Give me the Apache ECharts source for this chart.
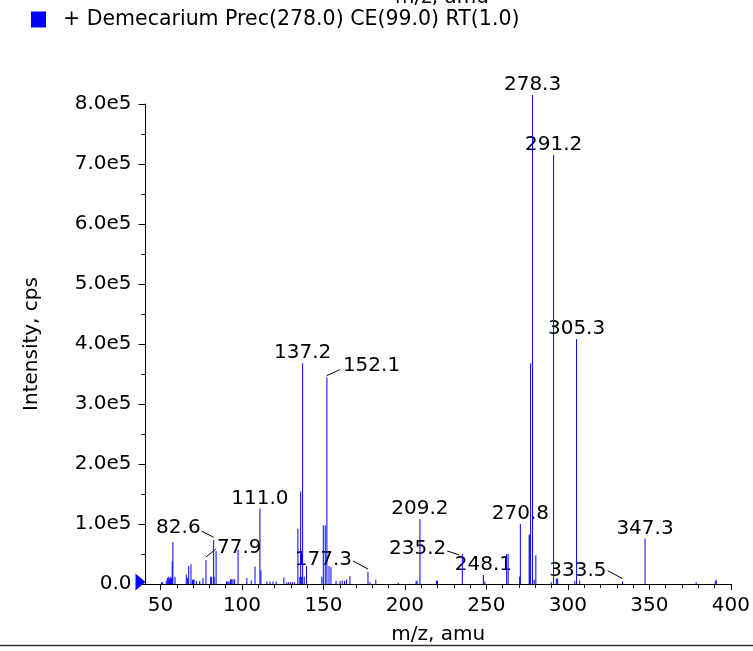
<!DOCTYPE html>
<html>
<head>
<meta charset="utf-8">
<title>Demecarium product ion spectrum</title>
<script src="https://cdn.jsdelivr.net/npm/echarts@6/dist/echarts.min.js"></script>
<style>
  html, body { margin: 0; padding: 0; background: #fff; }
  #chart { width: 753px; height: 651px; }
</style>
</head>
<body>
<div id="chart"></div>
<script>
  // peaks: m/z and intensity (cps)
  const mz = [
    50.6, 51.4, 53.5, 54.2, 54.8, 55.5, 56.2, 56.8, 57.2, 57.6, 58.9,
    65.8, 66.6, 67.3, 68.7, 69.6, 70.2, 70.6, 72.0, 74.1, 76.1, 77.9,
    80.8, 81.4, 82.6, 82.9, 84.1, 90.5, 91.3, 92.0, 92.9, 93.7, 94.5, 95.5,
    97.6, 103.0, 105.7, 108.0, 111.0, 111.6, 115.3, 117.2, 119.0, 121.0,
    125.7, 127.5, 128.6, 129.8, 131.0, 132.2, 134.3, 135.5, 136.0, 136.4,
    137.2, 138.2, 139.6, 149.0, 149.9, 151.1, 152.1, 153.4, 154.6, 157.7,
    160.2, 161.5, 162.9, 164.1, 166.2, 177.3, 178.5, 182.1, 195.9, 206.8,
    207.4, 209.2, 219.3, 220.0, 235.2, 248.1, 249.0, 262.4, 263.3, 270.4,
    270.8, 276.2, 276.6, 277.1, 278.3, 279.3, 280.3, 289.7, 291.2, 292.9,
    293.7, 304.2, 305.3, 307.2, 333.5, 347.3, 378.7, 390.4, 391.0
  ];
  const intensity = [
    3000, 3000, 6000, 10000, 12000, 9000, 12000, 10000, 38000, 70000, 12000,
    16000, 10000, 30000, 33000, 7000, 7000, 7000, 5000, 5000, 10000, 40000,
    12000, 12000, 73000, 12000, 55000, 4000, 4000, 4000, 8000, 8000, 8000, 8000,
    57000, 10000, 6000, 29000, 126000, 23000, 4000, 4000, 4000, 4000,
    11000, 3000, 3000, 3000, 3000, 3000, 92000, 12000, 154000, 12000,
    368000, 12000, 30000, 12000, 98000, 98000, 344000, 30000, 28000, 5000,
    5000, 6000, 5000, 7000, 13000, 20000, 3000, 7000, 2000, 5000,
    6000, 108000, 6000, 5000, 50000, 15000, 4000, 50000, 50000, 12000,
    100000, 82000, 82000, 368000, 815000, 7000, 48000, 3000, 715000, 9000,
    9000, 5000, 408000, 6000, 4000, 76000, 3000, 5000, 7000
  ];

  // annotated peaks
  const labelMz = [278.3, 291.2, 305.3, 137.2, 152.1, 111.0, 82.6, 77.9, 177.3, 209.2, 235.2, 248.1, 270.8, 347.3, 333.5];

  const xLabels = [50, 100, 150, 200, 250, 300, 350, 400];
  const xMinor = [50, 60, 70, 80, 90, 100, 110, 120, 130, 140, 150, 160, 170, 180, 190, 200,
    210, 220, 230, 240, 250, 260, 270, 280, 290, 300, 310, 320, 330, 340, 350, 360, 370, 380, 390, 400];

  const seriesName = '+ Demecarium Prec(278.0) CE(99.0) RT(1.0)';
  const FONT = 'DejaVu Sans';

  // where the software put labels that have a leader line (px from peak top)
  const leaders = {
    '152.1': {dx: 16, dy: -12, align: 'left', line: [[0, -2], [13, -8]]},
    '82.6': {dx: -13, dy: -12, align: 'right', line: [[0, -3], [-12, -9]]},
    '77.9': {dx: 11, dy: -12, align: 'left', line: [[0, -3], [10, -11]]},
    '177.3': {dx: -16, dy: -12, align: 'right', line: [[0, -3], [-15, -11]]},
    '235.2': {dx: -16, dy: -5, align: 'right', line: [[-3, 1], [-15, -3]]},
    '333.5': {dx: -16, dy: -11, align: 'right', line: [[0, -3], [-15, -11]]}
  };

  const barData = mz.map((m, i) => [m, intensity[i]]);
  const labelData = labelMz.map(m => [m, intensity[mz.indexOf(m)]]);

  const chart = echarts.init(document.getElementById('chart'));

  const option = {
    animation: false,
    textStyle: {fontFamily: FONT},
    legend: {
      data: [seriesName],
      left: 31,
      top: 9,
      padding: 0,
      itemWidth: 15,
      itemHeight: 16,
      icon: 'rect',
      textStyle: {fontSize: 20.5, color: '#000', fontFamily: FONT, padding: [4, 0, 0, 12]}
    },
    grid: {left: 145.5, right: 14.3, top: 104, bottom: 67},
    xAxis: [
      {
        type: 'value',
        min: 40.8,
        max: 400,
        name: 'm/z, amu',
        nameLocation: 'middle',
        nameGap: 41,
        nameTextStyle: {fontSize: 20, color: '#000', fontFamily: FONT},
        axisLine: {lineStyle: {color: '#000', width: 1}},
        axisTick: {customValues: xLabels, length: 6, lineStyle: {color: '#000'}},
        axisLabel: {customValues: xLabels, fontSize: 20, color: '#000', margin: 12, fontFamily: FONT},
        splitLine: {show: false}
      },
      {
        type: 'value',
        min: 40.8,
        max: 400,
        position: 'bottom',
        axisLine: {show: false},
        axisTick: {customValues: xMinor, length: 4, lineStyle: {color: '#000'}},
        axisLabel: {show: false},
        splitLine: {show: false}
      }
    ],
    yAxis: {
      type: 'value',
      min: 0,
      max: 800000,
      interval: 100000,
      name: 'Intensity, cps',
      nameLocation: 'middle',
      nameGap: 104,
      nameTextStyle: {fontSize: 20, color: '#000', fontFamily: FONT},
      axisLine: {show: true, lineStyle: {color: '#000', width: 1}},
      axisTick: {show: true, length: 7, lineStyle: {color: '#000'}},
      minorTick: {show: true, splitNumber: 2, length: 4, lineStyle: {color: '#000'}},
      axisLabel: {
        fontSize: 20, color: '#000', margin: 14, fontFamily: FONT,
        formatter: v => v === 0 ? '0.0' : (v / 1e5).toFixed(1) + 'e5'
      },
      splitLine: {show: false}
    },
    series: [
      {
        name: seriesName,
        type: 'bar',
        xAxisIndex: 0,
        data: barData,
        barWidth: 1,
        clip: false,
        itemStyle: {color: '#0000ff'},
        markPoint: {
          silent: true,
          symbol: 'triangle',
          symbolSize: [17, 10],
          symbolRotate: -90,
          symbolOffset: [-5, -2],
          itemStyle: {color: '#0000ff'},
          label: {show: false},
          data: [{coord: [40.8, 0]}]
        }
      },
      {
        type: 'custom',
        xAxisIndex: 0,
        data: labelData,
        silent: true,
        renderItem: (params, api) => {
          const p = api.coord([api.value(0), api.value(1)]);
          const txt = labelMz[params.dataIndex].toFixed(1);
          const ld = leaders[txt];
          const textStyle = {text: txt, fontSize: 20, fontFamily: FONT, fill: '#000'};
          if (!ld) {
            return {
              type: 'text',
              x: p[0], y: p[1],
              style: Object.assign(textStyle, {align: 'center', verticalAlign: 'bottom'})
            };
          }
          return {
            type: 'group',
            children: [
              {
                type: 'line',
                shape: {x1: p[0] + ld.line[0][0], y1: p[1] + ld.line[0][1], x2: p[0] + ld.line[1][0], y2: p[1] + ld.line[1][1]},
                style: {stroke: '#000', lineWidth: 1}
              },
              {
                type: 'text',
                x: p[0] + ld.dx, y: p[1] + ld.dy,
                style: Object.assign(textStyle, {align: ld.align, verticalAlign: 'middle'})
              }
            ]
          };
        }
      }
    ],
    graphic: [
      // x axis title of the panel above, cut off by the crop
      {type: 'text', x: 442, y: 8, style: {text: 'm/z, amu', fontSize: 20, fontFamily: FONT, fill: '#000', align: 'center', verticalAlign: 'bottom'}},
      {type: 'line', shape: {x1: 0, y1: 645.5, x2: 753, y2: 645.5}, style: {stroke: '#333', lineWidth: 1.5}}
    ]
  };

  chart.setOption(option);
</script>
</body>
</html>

==

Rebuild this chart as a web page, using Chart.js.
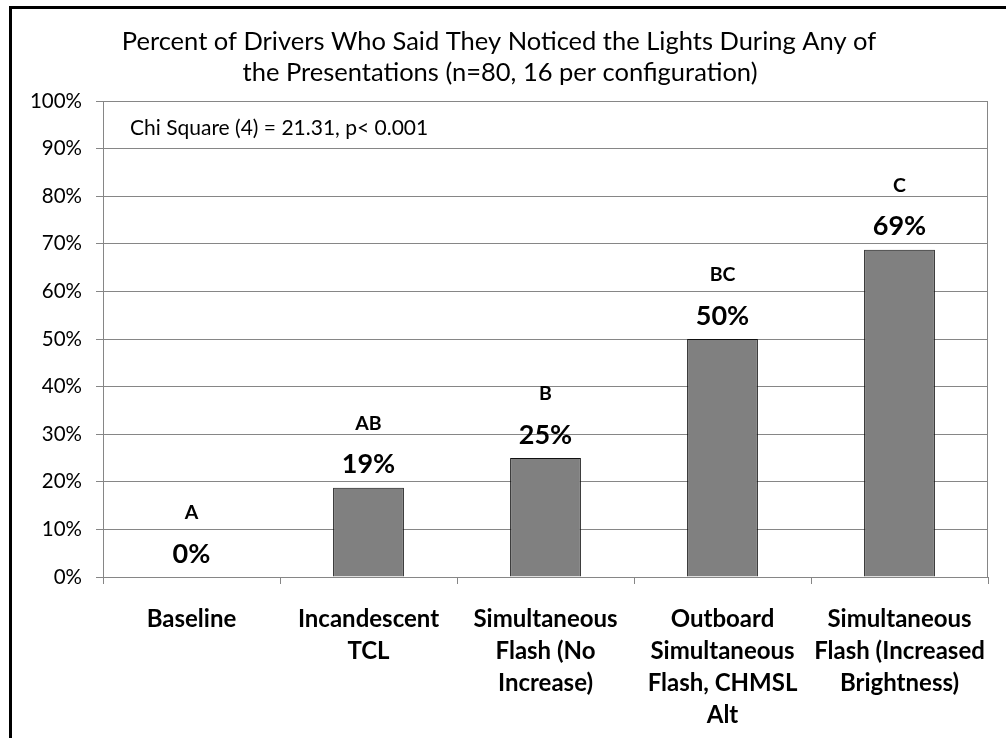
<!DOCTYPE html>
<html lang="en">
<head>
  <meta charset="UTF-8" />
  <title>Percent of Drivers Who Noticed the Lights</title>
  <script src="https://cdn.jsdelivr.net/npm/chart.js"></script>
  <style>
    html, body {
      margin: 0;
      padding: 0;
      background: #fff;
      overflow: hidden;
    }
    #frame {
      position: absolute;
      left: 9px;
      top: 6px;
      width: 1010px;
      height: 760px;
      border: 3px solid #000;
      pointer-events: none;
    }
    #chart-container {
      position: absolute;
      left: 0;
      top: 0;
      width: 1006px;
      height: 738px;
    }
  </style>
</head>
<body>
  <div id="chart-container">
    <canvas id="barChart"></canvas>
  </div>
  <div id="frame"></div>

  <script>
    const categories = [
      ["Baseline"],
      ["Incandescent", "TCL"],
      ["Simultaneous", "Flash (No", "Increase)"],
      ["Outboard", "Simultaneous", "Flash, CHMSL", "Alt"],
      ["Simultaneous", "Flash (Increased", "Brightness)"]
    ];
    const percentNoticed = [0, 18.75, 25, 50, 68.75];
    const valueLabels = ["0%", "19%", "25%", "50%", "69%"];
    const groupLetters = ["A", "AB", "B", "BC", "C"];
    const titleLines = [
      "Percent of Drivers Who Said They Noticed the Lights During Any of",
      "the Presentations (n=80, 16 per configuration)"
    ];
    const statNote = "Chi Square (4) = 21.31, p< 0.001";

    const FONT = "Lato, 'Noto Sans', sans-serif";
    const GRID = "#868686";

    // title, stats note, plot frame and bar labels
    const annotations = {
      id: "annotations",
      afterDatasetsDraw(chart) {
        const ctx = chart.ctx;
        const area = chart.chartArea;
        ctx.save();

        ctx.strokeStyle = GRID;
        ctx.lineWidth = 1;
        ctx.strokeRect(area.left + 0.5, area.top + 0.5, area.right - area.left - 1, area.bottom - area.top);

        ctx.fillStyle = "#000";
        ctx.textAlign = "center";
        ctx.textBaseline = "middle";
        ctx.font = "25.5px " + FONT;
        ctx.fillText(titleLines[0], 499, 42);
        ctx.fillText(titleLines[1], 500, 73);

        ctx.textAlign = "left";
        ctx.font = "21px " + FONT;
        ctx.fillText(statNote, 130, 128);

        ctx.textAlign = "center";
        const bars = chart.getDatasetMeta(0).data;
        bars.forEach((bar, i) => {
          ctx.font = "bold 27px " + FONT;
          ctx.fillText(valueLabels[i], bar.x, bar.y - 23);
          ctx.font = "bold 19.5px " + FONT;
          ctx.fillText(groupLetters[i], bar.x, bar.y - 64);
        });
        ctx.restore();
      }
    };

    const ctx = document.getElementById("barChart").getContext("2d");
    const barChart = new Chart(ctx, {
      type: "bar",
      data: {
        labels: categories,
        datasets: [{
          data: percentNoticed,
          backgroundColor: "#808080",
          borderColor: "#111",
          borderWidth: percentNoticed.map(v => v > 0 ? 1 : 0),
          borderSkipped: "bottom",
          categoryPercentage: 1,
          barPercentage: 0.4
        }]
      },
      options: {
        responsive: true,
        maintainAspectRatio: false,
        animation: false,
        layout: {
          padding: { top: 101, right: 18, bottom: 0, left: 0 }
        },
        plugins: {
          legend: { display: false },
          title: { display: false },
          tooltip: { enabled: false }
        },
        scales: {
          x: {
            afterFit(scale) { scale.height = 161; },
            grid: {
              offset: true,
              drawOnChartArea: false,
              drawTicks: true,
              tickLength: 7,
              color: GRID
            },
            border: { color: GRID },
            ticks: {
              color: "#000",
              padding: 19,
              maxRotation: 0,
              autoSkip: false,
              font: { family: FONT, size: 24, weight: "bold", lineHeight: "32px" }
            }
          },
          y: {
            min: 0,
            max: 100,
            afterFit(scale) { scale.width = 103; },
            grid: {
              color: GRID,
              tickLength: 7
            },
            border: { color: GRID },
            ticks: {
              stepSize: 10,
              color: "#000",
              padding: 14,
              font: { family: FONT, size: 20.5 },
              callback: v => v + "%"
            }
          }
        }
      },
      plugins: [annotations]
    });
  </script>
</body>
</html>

...

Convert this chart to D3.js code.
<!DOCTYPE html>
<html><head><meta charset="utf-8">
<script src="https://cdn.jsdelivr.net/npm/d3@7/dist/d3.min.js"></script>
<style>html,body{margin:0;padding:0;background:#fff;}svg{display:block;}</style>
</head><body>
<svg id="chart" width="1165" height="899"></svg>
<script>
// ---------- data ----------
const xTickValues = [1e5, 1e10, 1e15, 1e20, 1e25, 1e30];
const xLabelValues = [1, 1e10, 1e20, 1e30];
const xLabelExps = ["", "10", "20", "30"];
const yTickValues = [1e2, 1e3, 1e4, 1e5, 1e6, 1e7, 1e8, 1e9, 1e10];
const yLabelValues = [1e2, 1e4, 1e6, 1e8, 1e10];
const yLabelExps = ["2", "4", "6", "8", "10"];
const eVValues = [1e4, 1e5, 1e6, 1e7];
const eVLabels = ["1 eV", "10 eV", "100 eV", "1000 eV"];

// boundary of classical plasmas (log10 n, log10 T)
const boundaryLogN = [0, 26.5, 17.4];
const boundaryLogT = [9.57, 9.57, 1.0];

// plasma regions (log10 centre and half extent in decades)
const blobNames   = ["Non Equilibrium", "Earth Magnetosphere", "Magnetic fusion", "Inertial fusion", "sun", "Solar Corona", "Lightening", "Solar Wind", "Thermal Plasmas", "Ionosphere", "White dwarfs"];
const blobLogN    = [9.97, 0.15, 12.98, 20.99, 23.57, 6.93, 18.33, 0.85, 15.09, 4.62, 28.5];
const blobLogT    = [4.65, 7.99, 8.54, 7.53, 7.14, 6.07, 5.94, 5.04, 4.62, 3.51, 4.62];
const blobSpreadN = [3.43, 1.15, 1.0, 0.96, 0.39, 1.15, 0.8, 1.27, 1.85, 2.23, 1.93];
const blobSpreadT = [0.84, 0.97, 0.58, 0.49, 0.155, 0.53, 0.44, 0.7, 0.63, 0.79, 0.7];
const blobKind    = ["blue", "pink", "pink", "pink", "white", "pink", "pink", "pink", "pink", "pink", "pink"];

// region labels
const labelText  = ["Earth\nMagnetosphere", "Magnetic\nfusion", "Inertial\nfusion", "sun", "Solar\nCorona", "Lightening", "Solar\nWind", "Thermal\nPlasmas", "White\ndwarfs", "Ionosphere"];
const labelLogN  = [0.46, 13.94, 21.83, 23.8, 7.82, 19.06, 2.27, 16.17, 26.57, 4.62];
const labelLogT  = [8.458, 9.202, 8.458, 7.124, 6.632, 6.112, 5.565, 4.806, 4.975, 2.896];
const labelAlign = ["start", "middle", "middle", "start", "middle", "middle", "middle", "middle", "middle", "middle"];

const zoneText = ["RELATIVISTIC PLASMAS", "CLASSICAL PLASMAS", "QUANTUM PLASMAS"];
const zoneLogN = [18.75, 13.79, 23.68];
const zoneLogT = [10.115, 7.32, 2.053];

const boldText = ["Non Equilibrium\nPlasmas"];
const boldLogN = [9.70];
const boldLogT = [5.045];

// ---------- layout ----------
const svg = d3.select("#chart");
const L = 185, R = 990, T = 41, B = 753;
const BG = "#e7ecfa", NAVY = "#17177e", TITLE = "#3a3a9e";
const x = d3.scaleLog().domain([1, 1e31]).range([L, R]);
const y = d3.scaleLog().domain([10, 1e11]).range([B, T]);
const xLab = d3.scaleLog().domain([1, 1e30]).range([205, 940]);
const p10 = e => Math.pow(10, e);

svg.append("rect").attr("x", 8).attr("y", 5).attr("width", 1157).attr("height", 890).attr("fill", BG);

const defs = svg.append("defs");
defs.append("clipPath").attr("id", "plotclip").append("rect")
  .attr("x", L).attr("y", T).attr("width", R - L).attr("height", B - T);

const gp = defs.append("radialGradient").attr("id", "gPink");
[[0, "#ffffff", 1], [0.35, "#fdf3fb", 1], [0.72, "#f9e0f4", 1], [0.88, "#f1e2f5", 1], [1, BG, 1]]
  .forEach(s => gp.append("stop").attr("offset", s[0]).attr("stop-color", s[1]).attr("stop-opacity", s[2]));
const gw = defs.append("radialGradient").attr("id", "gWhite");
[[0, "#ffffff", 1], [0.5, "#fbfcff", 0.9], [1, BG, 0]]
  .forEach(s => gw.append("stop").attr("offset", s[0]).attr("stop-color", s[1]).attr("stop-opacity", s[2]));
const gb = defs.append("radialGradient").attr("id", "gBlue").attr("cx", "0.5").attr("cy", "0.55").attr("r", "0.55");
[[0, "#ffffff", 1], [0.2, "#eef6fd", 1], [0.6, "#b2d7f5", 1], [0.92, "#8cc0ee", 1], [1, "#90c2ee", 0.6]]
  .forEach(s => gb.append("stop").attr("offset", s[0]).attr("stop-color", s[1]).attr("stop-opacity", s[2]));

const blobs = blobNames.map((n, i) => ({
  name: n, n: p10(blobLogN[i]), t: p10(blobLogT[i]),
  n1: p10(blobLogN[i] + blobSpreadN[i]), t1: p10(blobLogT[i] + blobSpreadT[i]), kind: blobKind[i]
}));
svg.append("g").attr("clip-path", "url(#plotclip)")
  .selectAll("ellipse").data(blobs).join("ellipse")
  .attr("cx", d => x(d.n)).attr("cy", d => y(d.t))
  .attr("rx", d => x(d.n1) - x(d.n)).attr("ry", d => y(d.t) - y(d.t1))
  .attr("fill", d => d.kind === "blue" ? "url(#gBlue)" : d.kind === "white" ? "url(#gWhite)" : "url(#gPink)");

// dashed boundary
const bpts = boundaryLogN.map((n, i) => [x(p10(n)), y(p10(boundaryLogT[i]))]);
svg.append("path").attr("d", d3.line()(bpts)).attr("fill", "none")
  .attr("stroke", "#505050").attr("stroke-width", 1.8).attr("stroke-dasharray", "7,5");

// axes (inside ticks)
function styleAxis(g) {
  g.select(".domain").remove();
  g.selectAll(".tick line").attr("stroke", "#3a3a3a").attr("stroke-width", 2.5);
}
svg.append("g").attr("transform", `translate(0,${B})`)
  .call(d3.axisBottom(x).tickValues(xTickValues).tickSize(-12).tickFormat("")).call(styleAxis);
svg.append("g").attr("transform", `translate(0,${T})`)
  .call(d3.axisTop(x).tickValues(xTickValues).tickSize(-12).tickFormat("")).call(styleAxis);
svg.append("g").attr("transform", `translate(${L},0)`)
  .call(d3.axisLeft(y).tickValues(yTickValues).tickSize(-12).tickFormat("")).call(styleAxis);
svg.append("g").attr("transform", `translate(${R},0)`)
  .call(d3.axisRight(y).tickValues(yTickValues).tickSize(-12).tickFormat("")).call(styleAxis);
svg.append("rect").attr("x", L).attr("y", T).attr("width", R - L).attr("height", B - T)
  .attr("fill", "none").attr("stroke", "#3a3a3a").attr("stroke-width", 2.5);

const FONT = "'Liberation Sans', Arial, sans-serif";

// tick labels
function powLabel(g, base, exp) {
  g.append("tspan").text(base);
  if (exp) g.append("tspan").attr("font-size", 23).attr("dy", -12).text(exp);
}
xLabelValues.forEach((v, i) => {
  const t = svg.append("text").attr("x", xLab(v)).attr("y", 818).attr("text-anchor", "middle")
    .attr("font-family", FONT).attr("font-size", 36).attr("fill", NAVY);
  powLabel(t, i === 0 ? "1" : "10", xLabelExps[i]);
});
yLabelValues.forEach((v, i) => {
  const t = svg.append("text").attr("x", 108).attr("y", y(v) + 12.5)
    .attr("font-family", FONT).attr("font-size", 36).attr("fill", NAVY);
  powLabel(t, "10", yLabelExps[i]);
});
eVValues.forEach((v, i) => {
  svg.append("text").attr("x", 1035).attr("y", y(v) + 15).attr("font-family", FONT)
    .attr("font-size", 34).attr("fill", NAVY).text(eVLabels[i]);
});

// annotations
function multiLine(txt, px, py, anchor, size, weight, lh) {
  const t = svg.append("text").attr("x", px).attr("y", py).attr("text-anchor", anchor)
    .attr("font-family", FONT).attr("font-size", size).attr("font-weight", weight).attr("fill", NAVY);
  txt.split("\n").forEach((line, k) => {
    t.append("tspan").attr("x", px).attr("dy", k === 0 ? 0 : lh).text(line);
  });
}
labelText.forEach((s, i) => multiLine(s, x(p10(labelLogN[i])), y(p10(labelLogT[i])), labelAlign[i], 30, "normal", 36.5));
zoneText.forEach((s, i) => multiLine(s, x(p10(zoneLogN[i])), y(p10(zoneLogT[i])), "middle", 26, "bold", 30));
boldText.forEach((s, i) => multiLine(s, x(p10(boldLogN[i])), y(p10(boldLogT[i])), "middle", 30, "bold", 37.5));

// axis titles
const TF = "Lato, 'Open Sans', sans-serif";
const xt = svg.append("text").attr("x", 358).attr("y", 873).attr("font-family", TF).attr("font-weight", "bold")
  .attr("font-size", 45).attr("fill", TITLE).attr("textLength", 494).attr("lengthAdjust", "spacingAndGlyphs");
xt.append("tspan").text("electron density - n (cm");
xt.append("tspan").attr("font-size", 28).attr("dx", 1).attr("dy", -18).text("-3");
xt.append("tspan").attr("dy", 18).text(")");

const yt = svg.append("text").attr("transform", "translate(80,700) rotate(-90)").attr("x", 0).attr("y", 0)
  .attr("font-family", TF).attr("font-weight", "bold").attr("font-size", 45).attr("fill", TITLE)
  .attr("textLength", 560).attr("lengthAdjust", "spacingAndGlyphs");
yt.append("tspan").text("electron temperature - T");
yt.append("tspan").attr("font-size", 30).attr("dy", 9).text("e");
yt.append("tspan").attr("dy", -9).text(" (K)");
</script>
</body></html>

Request: Both the line containing "Rebuild this chart" and the line containing "ctx.save();" belong in the copy, along with every line between them. Reproduce that stretch exactly, without the pictures.

Full answer:
Rebuild this chart as a web page, using Chart.js.
<!DOCTYPE html>
<html lang="en">
<head>
  <meta charset="UTF-8" />
  <title>Percent of Drivers Who Noticed the Lights</title>
  <script src="https://cdn.jsdelivr.net/npm/chart.js"></script>
  <style>
    html, body {
      margin: 0;
      padding: 0;
      background: #fff;
      overflow: hidden;
    }
    #frame {
      position: absolute;
      left: 9px;
      top: 6px;
      width: 1010px;
      height: 760px;
      border: 3px solid #000;
      pointer-events: none;
    }
    #chart-container {
      position: absolute;
      left: 0;
      top: 0;
      width: 1006px;
      height: 738px;
    }
  </style>
</head>
<body>
  <div id="chart-container">
    <canvas id="barChart"></canvas>
  </div>
  <div id="frame"></div>

  <script>
    const categories = [
      ["Baseline"],
      ["Incandescent", "TCL"],
      ["Simultaneous", "Flash (No", "Increase)"],
      ["Outboard", "Simultaneous", "Flash, CHMSL", "Alt"],
      ["Simultaneous", "Flash (Increased", "Brightness)"]
    ];
    const percentNoticed = [0, 18.75, 25, 50, 68.75];
    const valueLabels = ["0%", "19%", "25%", "50%", "69%"];
    const groupLetters = ["A", "AB", "B", "BC", "C"];
    const titleLines = [
      "Percent of Drivers Who Said They Noticed the Lights During Any of",
      "the Presentations (n=80, 16 per configuration)"
    ];
    const statNote = "Chi Square (4) = 21.31, p< 0.001";

    const FONT = "Lato, 'Noto Sans', sans-serif";
    const GRID = "#868686";

    // title, stats note, plot frame and bar labels
    const annotations = {
      id: "annotations",
      afterDatasetsDraw(chart) {
        const ctx = chart.ctx;
        const area = chart.chartArea;
        ctx.save();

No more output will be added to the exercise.